In France Occitan is used for all the dialects spoken, while Provençal is used for the dialects spoken in the South-East, the Rhône River (Rose in Occitan) being more or less the border with the notable exception of Nimes.
The term Provençal is also used by English, but according to linguistic classification Provençal is just one of the dialects grouped under the label Occitan, the variant of the Provence region, the literary dialect used by Frederic Mistral and the Felibrige.
Linguistic science contradicts the popular belief that Provençal and Occitan are two separate languages, a belief that could be traced back to Frederic Mistral. Despite the fact that Mistral himself was a republican, the agenda of the Felibrige was to promote a revival of the Provençal tongue, which was largely in contradiction with the republican ideal of reinforcing the unity of France by enforcing the use of French language to the exclusion of all other languages. The claim that Provençal and Occitan were two languages was probably made by the conservative members to avoid integrating South-West members in the Felibrige as the South-West of France was (and remained for a long time) a region strongly supporting the left-wing of the republicans.
Provençal is also used as a synonym for Occitan.
History of Occitan
Occitan was the vehicle for the first vernacular poetry of medieval Europe, that of the troubadors. With the gradual imposition of French royal power over its territory, Occitan declined in status from the 14th century on. Its greatest decline was during the French Revolution, where diversity of languages was seen as a threat.
Usage in France
Though it was still the everyday language of most of the rural population of the South well into the 20th century, it had been replaced in more formal usage by French. Today there are still several million native speakers of Occitan, though they are to be found mostly in the older generations. Ethnic activism, particularly the Occitan-language preschools, the Calandretas, have reintroduced the language to the young.
Usage outside France
In the Val d'Aran, a valley in the north of Catalonia (in north-eastern Spanish), Aranese (a dialect of Occitan) is treated as an official language, together with Catalan and Spanish. In Italy Occitan is also spoken in some Alpine valleys of the Province of Cuneo in Piedmont. Occitan-speaking colonies have existed in Calabria (Italy) since the 14th century, and in Württemberg (Germany) since the 18th century, the latter as a consequence of the Camisard war.
Features of Occitan
Among the diachronical features of Occitan as a Romance language:
- Unlike French, stressed A of Latin is preserved (Latin mare > Oc. mar, but > Fr. mer).
- Like French, changed Latin U to [y] and shifted the series of back vowels U>y, o>u O>o.
- Gascon changed initial Latin F to aspirated [h] (Latin filiu > Gascon Oc. hilh), like medieval Spanish did (Gascon and Spanish were under Basque influence).
- Other lenition and palatalisation phenomena shared with other western Romance languages, especially with Catalan.
Occitan Orthography
There are two orthographies currently used for Occitan, one (known as classical) which is based on that of Mediaeval Occitan, and one (sometimes known as mistralian, due to its use by the Felibres, including Mistral) which is based on modern French orthography.

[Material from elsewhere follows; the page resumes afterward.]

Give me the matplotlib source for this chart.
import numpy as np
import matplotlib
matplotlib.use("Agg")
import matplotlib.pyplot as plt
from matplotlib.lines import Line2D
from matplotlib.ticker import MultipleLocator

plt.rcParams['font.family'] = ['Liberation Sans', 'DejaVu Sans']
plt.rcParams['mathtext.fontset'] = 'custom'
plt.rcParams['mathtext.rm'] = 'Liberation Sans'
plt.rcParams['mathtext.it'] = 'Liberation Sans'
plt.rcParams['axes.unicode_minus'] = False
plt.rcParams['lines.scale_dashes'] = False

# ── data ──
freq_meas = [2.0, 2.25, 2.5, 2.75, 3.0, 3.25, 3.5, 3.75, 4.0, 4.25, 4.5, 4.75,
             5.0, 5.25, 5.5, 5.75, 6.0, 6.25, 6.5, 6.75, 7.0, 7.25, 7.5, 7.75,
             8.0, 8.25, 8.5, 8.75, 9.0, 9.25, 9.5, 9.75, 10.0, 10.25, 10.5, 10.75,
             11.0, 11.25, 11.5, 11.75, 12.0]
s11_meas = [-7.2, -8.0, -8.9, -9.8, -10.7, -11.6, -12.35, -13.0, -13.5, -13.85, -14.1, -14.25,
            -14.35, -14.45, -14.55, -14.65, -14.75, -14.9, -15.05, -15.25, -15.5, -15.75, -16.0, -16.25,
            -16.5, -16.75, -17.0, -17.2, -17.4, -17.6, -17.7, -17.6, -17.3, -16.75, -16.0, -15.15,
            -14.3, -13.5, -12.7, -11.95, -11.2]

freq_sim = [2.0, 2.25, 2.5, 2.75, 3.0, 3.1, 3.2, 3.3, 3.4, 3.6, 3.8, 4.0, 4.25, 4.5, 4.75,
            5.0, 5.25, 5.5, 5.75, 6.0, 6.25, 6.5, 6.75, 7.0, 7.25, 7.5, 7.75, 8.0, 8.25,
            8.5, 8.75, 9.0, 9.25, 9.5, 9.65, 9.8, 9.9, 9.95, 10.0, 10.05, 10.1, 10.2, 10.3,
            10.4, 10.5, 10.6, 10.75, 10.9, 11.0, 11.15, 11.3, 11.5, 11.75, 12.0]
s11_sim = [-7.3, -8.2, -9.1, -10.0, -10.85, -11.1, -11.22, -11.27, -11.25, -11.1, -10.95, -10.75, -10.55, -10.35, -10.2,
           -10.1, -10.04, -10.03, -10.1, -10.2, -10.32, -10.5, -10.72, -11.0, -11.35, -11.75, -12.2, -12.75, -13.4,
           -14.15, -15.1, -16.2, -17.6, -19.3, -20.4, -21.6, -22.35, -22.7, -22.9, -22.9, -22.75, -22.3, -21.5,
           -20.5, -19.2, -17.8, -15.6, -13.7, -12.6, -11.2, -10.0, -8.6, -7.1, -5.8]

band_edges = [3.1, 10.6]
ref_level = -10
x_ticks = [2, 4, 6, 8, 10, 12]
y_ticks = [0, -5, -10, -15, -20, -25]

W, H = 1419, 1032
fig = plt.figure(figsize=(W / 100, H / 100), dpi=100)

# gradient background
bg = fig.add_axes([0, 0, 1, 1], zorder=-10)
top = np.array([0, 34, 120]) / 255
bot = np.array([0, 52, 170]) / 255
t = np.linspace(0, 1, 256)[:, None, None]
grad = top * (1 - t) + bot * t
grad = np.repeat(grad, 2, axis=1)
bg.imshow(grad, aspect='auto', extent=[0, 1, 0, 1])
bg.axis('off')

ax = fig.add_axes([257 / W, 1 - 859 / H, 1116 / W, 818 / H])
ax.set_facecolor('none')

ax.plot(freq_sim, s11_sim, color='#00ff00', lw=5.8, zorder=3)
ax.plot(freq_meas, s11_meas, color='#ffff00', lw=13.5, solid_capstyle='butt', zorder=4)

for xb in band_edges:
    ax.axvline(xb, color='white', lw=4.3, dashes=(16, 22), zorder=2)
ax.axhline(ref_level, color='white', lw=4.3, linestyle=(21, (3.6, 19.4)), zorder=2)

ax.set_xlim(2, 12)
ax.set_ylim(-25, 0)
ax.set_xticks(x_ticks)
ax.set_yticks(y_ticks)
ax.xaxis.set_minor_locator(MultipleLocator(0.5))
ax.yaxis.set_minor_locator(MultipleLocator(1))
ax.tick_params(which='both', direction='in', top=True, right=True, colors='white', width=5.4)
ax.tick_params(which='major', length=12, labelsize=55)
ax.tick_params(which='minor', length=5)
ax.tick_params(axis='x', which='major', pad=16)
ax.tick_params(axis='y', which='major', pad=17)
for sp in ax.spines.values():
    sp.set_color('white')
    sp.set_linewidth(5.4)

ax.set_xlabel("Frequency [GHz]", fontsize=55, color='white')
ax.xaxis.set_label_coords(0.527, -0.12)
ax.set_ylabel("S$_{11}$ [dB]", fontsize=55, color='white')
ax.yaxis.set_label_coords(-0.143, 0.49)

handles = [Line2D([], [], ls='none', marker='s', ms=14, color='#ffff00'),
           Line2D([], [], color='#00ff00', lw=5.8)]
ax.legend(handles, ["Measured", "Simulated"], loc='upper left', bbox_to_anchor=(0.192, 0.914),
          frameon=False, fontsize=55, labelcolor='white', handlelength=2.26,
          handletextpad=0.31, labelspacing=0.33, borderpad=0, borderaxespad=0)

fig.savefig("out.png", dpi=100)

There is some conflict between users of each system.
The classical orthography has the advantage of maintaining a link with earlier stages of the language, and reflects the fact that Occitan is not merely a variety of French. It also allows speakers of one dialect of Occitan to write intelligibly for speakers of other dialects (e.g. the Occitan for day is written jorn in the classical orthography, but could be jour, joun or journ, depending on the writer's origin, in mistralian orthography).
The mistralian orthography has the advantage of not forcing Occitan speakers who are already (as is usually the case) literate in French to learn an entirely new system. It has also been used by a number of eminent writers, particularly in Provençal.

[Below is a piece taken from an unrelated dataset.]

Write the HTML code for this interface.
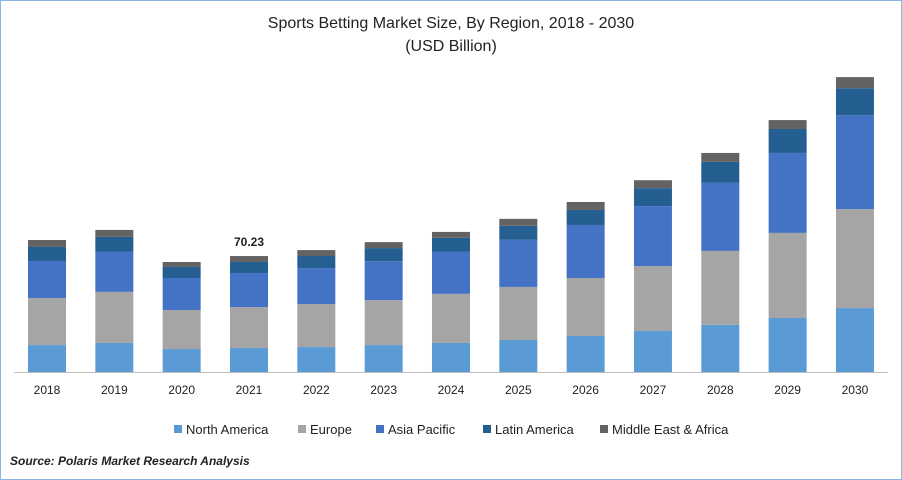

The digraphs lh and nh, used in the classical orthography, were adopted by the Portuguese norm.
Vocabulary table
This table compares Occitan with other Romance languages
Latin | French | Italian | Spanish | Occitan | Catalan (Central) | Portuguese | Romanian | English |
clavis | clef | chiave | llave | clau | clau | chave | cheie | key |
nox | nuit | notte | noche | nuèit | nit | noite | noapte | night |
cantare | chanter | cantare | cantar | cantar | cantar | cantar | cânta | sing |
capra | chèvre | capra | cabra | cabra | cabra | cabra | capra | goat |
lingua | langue | lingua | lengua | lengua | llengua | lingua | limbă | language |
platea | place | piazza | plaza | plaça | plaça | praça | piaţă | plaza |
pons | pont | ponte | puente | pònt | pont | ponte | pod | bridge |
ecclesia | église | chiesa | iglesia | glèisa | església | igreja | biserică | church |
caseus | Vulgar Latin formaticum | fromage | formaggio | queso | formatge | formatge | queijo | brânză | cheese |
Note that the English meanings are included purely to indicate meaning of the words, and do not necessarily denote a connection with the latin words.
Dante and Occitan
Dante was the first to have used the term of "lingua d'oco." He raised the notion of langue d'oc (Occitan), the langue d'oil (French), and the langue des si (Italian). He based it on each language's use of "yes." In the first, "yes" was oc, the second was oil, and si was used for the Italian dialects. The three terms came from Latin: hoc for the first, hoc ille for the second, and si for the third.
Occitan quotes
One of the most notable passages of Occitan in Western literature occurs in the 26th canto of Dante's Purgatorio in which the troubadour Arnaut Daniel responds to the narrator:
«Tan m'abellis vostre cortes deman, / qu'ieu no me puesc ni voill a vos cobrire. / Ieu sui Arnaut, que plor e vau cantan; / consiros vei la passada folor, / e vei jausen lo joi qu'esper, denan. / Ara vos prec, per aquella valor / que vos guida al som de l'escalina, / sovenha vos a temps de ma dolor»
The above phrase, translated:
So pleases me your courteous demand, / I cannot and I will not hide me from you. / I am Arnaut, who weep and singing go;/ Contrite I see the folly of the past, /And joyous see the hoped-for day before me. / Therefore do I implore you, by that power/ Which guides you to the summit of the stairs, / Be mindful to assuage my suffering!